Arados
O sacana do tempo, segundo a segundo, parece que não faz mossa. Contudo, o sacana, acumula-se. A pilha de segundos que os meus filhos já têm!O sacana do tempo sulca-nos a cara e o corpo, como um arado impiedoso em terra arável. Afável. Sacana do tempo, que se mete só com os fracos.
Dos fracos não reza a História, excepto dos tantos que a gente vê a História rezar. Reza de todos, a História. E, por todos.
Falar do tempo é falar dos tempos. Tenho 43 anos, continuo a medir um metro e oitenta e dois, somei dez quilos aos oitenta que tinha há 10 anos, já não nado a ponta dum corno, parti um pé e fiquei com medo de fazer rotações rápidas, aliás a rapidez nunca foi o meu forte, nunca mais joguei futebol, ganhei medo aos karts, saem-me mal os falsetes à conta dos cigarros e da falta de treino, a culpa é do Beto Mendonça, que de cada vez que combinamos uma "jam-session" é amputado de um familiar, obrigando a luto competente, e nunca mais me entendem no sítio onde trabalho, ninguém sabe que eu, sim, eu, já soube cantar, contam-me as horas como se eu fosse contável, como o tempo, não entendem que o tempo nos conta a todos e que o que conta é o que se deixa feito, não o tempo em que o que se deixa feito se faz, que o tempo é só o tempo, só importa se nós deixarmos que o tempo seja mais do que aquilo que é, inevitável nos seu langanhoso correr e, por isso mesmo, desprezível sob o ponto de vista de atitude, porque não há atitude nenhuma que se justifique com o tempo, só no tempo.
Isto vai confuso. Mas é que eu estive a ver e a ouvir, na RTP, o Paulo de Carvalho a cantar "E depois do adeus", com um piano (era um sintetizador, pronto) e a minha vida por fundo, e há fundos que nos comovem mais que outros. E ele cantou melhor do que nunca, o sacana do Paulo de Carvalho.
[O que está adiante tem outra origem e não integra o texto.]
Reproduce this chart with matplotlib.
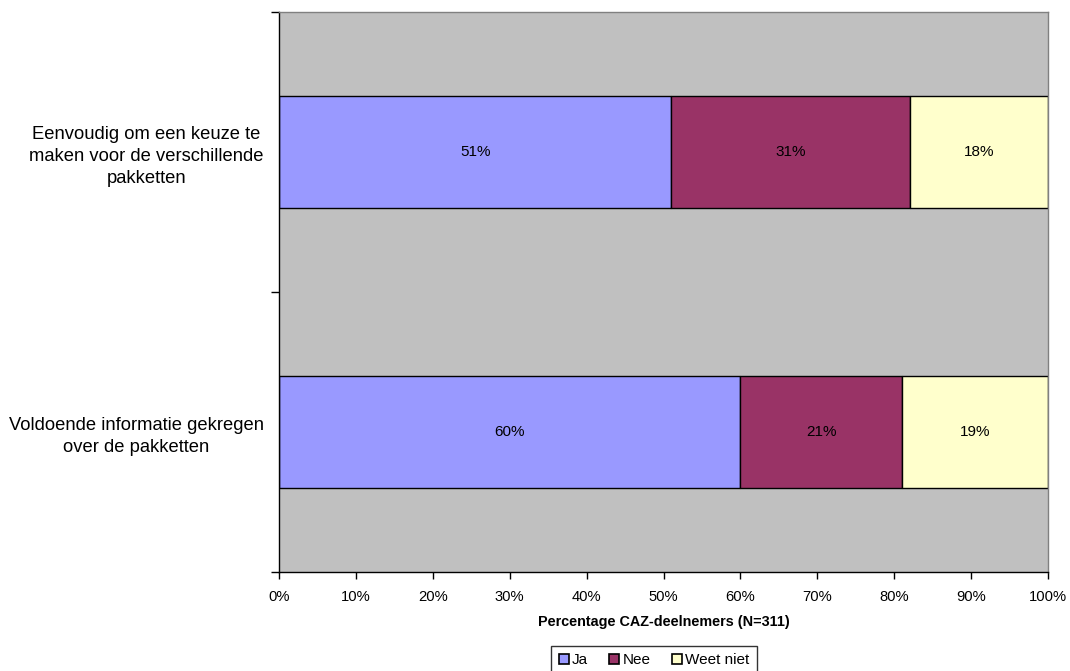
import matplotlib
matplotlib.use("Agg")
import matplotlib.pyplot as plt
import numpy as np
from matplotlib.patches import Patch

plt.rcParams['font.family'] = ['Liberation Sans', 'DejaVu Sans']

categories = ["Voldoende informatie gekregen\nover de pakketten",
              "Eenvoudig om een keuze te\nmaken voor de verschillende\npakketten"]
series_names = ["Ja", "Nee", "Weet niet"]
ja = [60, 51]
nee = [21, 31]
weet_niet = [19, 18]
colors = ["#9999FF", "#993366", "#FFFFCC"]
xtick_labels = [f"{v}%" for v in range(0, 101, 10)]

fig = plt.figure(figsize=(10.70, 6.71), dpi=100)
ax = fig.add_axes([279/1070, 1 - 572/671, (1048 - 279)/1070, (572 - 12)/671])
ax.set_facecolor("#C0C0C0")

y = np.arange(len(categories))
left = np.zeros(len(categories))
for name, vals, col in zip(series_names, [ja, nee, weet_niet], colors):
    vals = np.array(vals, dtype=float)
    ax.barh(y, vals, left=left, height=0.4, color=col,
            edgecolor="black", linewidth=1.0, label=name)
    for yi, l, v in zip(y, left, vals):
        ax.text(l + v / 2, yi, f"{int(v)}%", ha="center", va="center",
                fontsize=11, color="black")
    left += vals

ax.set_xlim(0, 100)
ax.set_ylim(-0.5, 1.5)

ax.set_xticks(np.arange(0, 101, 10))
ax.set_xticklabels(xtick_labels, fontsize=10.6)
ax.tick_params(axis="x", direction="out", length=5, width=1, pad=8)

ax.set_yticks(y)
ax.set_yticklabels(categories, fontsize=13.2, multialignment="center",
                   linespacing=1.4)
ax.tick_params(axis="y", which="major", length=0, pad=11)
ax.set_yticks([-0.5, 0.5, 1.5], minor=True)
ax.tick_params(axis="y", which="minor", direction="out", length=6, width=1)

for s in ["left", "bottom"]:
    ax.spines[s].set_color("black")
    ax.spines[s].set_linewidth(1.0)
for s in ["right", "top"]:
    ax.spines[s].set_color("#808080")
    ax.spines[s].set_linewidth(1.0)

ax.set_xlabel("Percentage CAZ-deelnemers (N=311)", fontsize=10.4,
              fontweight="bold", labelpad=8)

handles = [Patch(facecolor=c, edgecolor="black", linewidth=1.2, label=n)
           for n, c in zip(series_names, colors)]
leg = fig.legend(handles=handles, loc="lower center",
                 bbox_to_anchor=(654/1070, -0.006), ncol=3, fontsize=11,
                 frameon=True, fancybox=False, edgecolor="black",
                 handlelength=0.65, handleheight=0.65, handletextpad=0.2,
                 columnspacing=1.4, borderpad=0.5, borderaxespad=0.0)
leg.get_frame().set_linewidth(1.0)

fig.savefig("out.png", dpi=100, facecolor="white")
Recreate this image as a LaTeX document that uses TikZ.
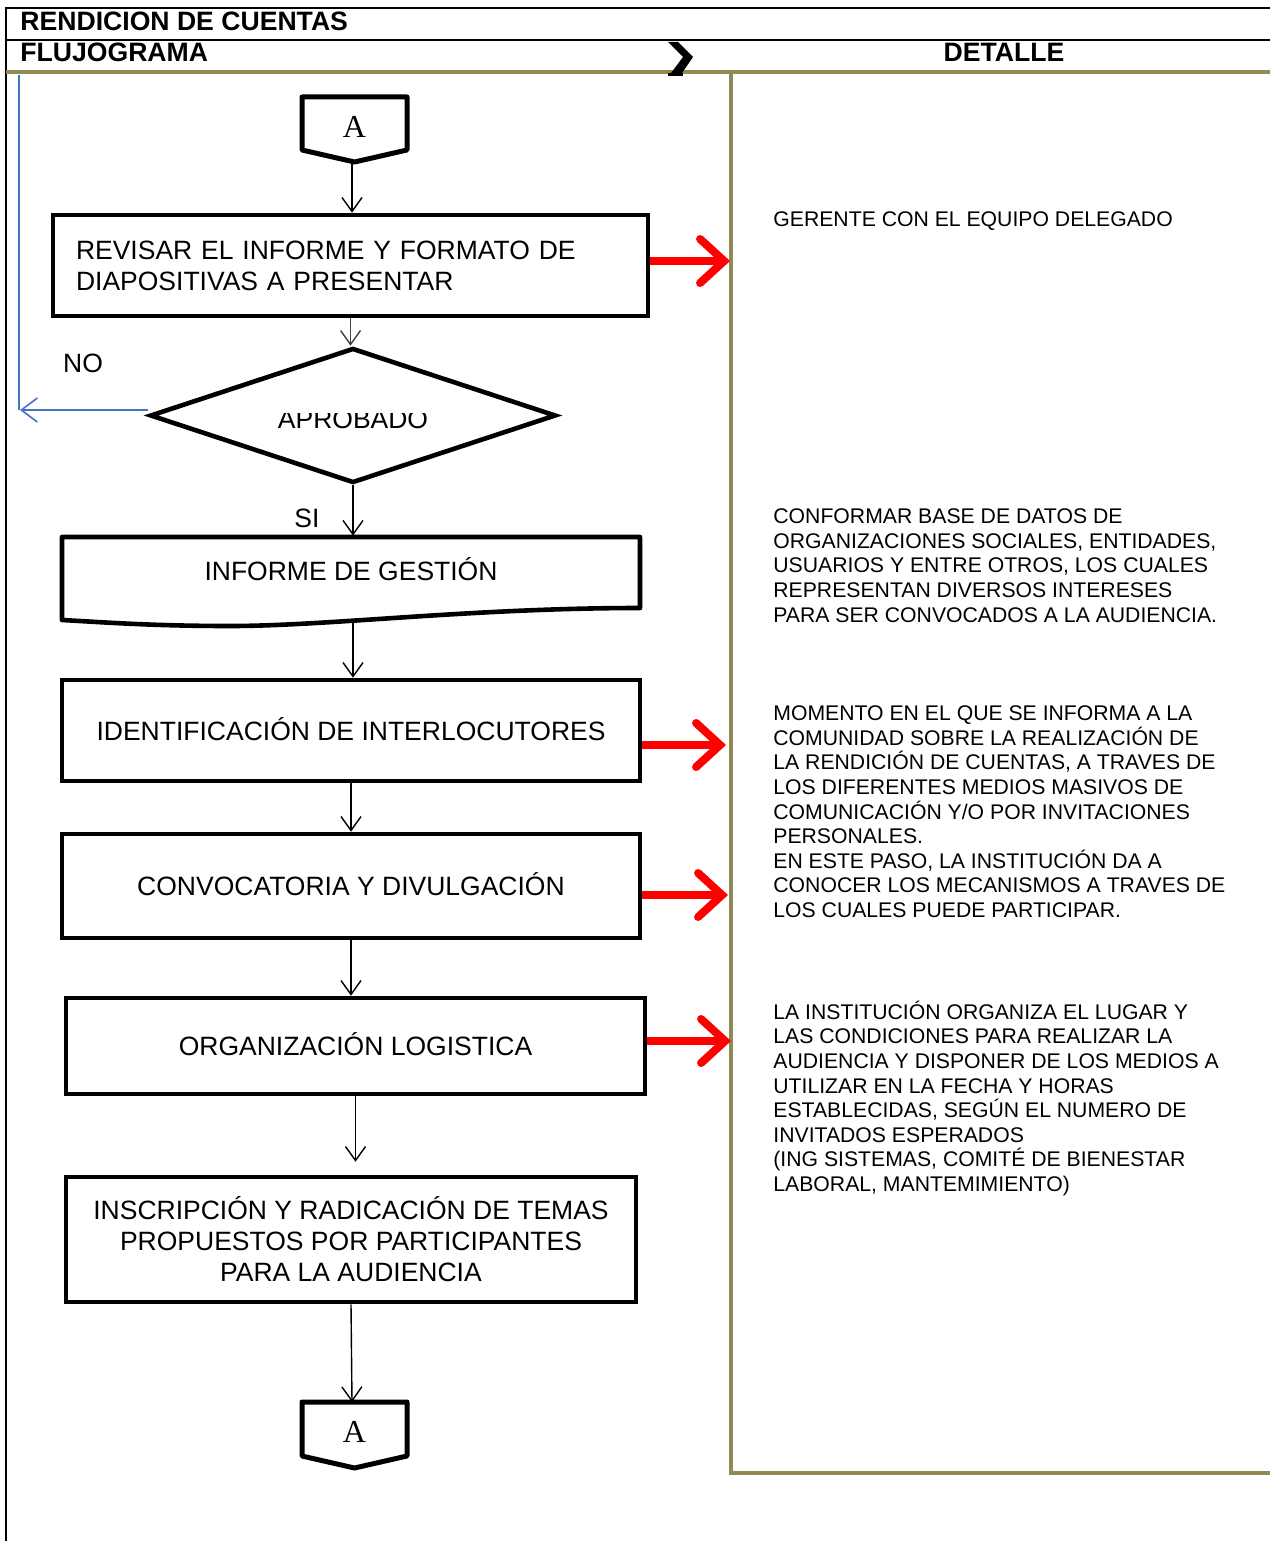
\documentclass[tikz,border=0pt]{standalone}
\usepackage{fontspec}
\setmainfont{Liberation Sans}
\newfontfamily\serifA{Liberation Serif}
\usetikzlibrary{arrows.meta,shapes.geometric}
\definecolor{oliveline}{RGB}{147,137,83}
\definecolor{noblue}{RGB}{68,114,196}
\begin{document}
\begin{tikzpicture}[x=0.5pt,y=-0.5pt,
  boxfont/.style={font=\fontsize{13.25}{15.5}\selectfont},
  box/.style={draw, line width=2.3pt, inner sep=0pt, align=center, boxfont},
  oneline/.style={text height=9.5pt, text depth=0pt},
  conn/.style={line width=0.7pt, -{Straight Barb[length=7pt,width=10pt]}},
  redarr/.style={red, line width=4pt, -{Straight Barb[length=12pt,width=22pt,line cap=round]}},
  detail/.style={anchor=north west, inner sep=0pt, align=left, font=\fontsize{10.6}{12.3}\selectfont},
  hdr/.style={anchor=base west, inner sep=0pt, font=\bfseries\fontsize{13.3}{15}\selectfont},
  conA/.style={line width=2.5pt, line join=round},
  Atext/.style={inner sep=0pt, text height=10.6pt, text depth=0pt, font=\serifA\fontsize{16}{18}\selectfont}
]
\useasboundingbox (0,0) rectangle (1270,1541);
\fill[white] (0,0) rectangle (1270,1541);

% frame
\draw[line width=1pt] (6,1541) -- (6,8) -- (1270,8);
\draw[line width=1pt] (6,40) -- (1270,40);
\draw[oliveline, line width=2pt] (6,72) -- (1270,72);
\draw[oliveline, line width=2pt] (731,72) -- (731,1473) -- (1270,1473);

% header
\node[hdr] (h1) at (20,31) {RENDICION DE CUENTAS};
\node[hdr] (h2) at (20,62) {FLUJOGRAMA};
\node[hdr, anchor=base] (h3) at (1004,62) {DETALLE};
\fill (668,42) -- (678,42) -- (693,57) -- (682,73) -- (671,73) -- (683,57) -- cycle;
\fill (668,73) rectangle (683,76);

% blue NO return line
\draw[noblue, line width=0.8pt] (19,75) -- (19,410);

% top connector A
\node[Atext] (A1) at (354.5,127) {A};
\draw[conA] (302,97) -- (407,97) -- (407,150) -- (354.5,162) -- (302,150) -- cycle;
\coordinate (A1tip) at (352,162);

% box 1
\node[box, align=left, text width=274.5pt, inner xsep=11.5pt, minimum height=50.5pt] (b1) at (350.5,265.5)
  {REVISAR EL INFORME Y FORMATO DE\\DIAPOSITIVAS A PRESENTAR};

% diamond
\node[diamond, draw, line width=2.3pt, minimum width=203pt, minimum height=67.5pt, inner sep=0pt] (dia) at (353,415.5) {};
\begin{scope}
  \clip (240,413.5) rectangle (470,440);
  \node[inner sep=0pt, boxfont, oneline] (diatext) at (353,418.5) {APROBADO};
\end{scope}

% document shape
\node[inner sep=0pt, minimum width=289pt, minimum height=35pt, boxfont, oneline] (doc) at (351,571) {INFORME DE GESTIÓN};
\draw[line width=2.3pt, line join=round] (62,537) -- (640,537) -- (640,608)
  .. controls (470,608) and (330,626) .. (230,626)
  .. controls (150,626) and (100,622) .. (62,620) -- cycle;
\coordinate (docbot) at (353,623);

% boxes
\node[box, oneline, minimum width=289pt, minimum height=50.5pt] (b3) at (351,730.5) {IDENTIFICACIÓN DE INTERLOCUTORES};
\node[box, oneline, minimum width=289pt, minimum height=52pt] (b4) at (351,886) {CONVOCATORIA Y DIVULGACIÓN};
\node[box, oneline, minimum width=289.5pt, minimum height=48pt] (b5) at (355.5,1046) {ORGANIZACIÓN LOGISTICA};
\node[box, minimum width=285pt, minimum height=62.5pt] (b6) at (351,1239.5)
  {INSCRIPCIÓN Y RADICACIÓN DE TEMAS\\PROPUESTOS POR PARTICIPANTES\\PARA LA AUDIENCIA};

% bottom connector A
\node[Atext] (A2) at (354.5,1432) {A};
\draw[conA] (302,1402) -- (407,1402) -- (407,1456) -- (354.5,1468) -- (302,1456) -- cycle;
\coordinate (A2top) at (352,1402);

% connectors
\draw[conn] (A1tip) -- (A1tip |- b1.north);
\draw[conn, black!75] (b1.south) -- (b1.south |- dia.north);
\draw[conn] (dia.south) -- (dia.south |- doc.north);
\draw[conn] (docbot) -- (docbot |- b3.north);
\draw[conn] (b3.south) -- (b3.south |- b4.north);
\draw[conn] (b4.south) -- (b4.south |- b5.north);
\draw[conn, shorten >=6.5pt] (b5.south) -- (b5.south |- b6.north);
\draw[conn] (b6.south) -- (A2top);

\coordinate (noend) at (20,410);
\draw[noblue, line width=0.8pt, -{Straight Barb[length=8pt,width=12pt]}] (dia.west |- noend) -- (noend);

\node[inner sep=0pt, boxfont] (no) at (83,363) {NO};
\node[inner sep=0pt, boxfont] (si) at (307,518) {SI};

% red arrows
\coordinate (r1) at (730,261);
\coordinate (r3) at (726,745);
\coordinate (r4) at (728,895);
\coordinate (r5) at (731,1041);
\draw[redarr] (b1.east |- r1) -- (r1);
\draw[redarr] (b3.east |- r3) -- (r3);
\draw[redarr] (b4.east |- r4) -- (r4);
\draw[redarr] (b5.east |- r5) -- (r5);

% detail texts
\node[detail] (d1) at (773,211.5) {GERENTE CON EL EQUIPO DELEGADO};
\node[detail] (d2) at (773,508.5) {CONFORMAR BASE DE DATOS DE\\ORGANIZACIONES SOCIALES, ENTIDADES,\\USUARIOS Y ENTRE OTROS, LOS CUALES\\REPRESENTAN DIVERSOS INTERESES\\PARA SER CONVOCADOS A LA AUDIENCIA.};
\node[detail] (d3) at (773,705.5) {MOMENTO EN EL QUE SE INFORMA A LA\\COMUNIDAD SOBRE LA REALIZACIÓN DE\\LA RENDICIÓN DE CUENTAS, A TRAVES DE\\LOS DIFERENTES MEDIOS MASIVOS DE\\COMUNICACIÓN Y/O POR INVITACIONES\\PERSONALES.\\EN ESTE PASO, LA INSTITUCIÓN DA A\\CONOCER LOS MECANISMOS A TRAVES DE\\LOS CUALES PUEDE PARTICIPAR.};
\node[detail] (d4) at (773,1000.5) {LA INSTITUCIÓN ORGANIZA EL LUGAR Y\\LAS CONDICIONES PARA REALIZAR LA\\AUDIENCIA Y DISPONER DE LOS MEDIOS A\\UTILIZAR EN LA FECHA Y HORAS\\ESTABLECIDAS, SEGÚN EL NUMERO DE\\INVITADOS ESPERADOS\\(ING SISTEMAS, COMITÉ DE BIENESTAR\\LABORAL, MANTEMIMIENTO)};
\end{tikzpicture}
\end{document}
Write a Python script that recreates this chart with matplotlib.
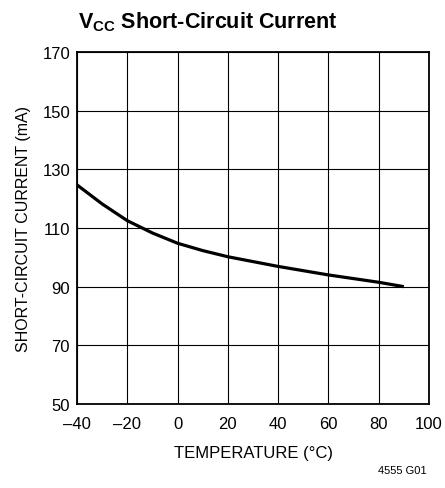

O sacana do tempo também esteve ali, a escutar, e parou um bocadinho. Eu notei. E o Zé Pedro e o João, os meus rapazes, pararam também, a ver o tempo parado, dando-me uma secreta esperança de que o tempo pode, mesmo, parar para eles e correr só para mim. Caramba! Mesmo dizer adeus tem de ter a lógica do tempo, não me lixem, não quero excepções que não pedi!